Review by Shanna Schreuder

“EVERY police officer has one case that haunts them.” This quote from The Lamplighters is the essence of what the play is all about. Raw, gripping and in-your-face, this play by Glenn Chandler, creator of Taggart, investigates the devastating effects of a miscarriage of justice and the human cost of an unsolved murder.

Set on the Cumbrian hills in the damp, run-down cottage of ex-policeman Frank Stringer (Mark Forester-Evans), the opening scene shows the annual reunion of Frank and his former colleague John McBurney (Shane Armstrong).

After a lively exchange of insults, they’re interrupted by a young crime journalist, Jo Tempel (Tara Howard), or as she likes to be know, crime historian, to discuss their former case and the reason why they’re there on the tenth anniversary of the brutal murder of a mother and her two children.

Being the drunkard that he is, Frank has forgotten he’d set up the interview on that day and when retired copper Alan Michaels (Steward Marquis), who also worked on the case, hobbles in he tells Frank that he’s “a loose cannon”.

Aware of it but not at all willing to publically admit it, the three men know that they imprisoned the wrong man all those years ago, especially as each year, they discover a wreath on the spot where the three were slain, which also adds to their belief that the killer is still out there.

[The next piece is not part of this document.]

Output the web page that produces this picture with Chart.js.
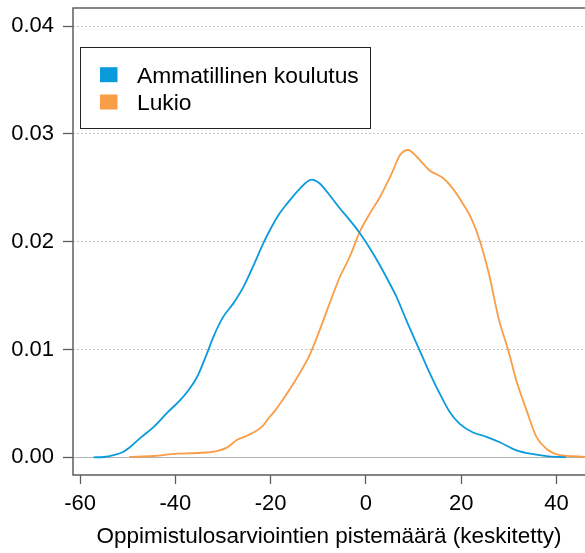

The Lamplighters boasts excellent performances by the whole cast, particularly Armstrong and Forester-Evans. The scenes where they’re at each other’s throats are electric and hilarious. They’re a real treat to watch and their skilful delivery of each line means they do Chandler’s rich script justice.

This same intense connection is also alive when Howard and Marquis are to-ing and fro-ing about the anomalies of the case and the failure of the police to catch the real killer.

With The Lamplighters, Chandler presents a thoroughly convincing argument about why there should be more crim-based plays on the stage. When done as well as this one, they can go beyond the who-done-it question and highlight the flaws of our current justice system.

The Lamplighters is definitely worth catching before it closes on April 13, 2013.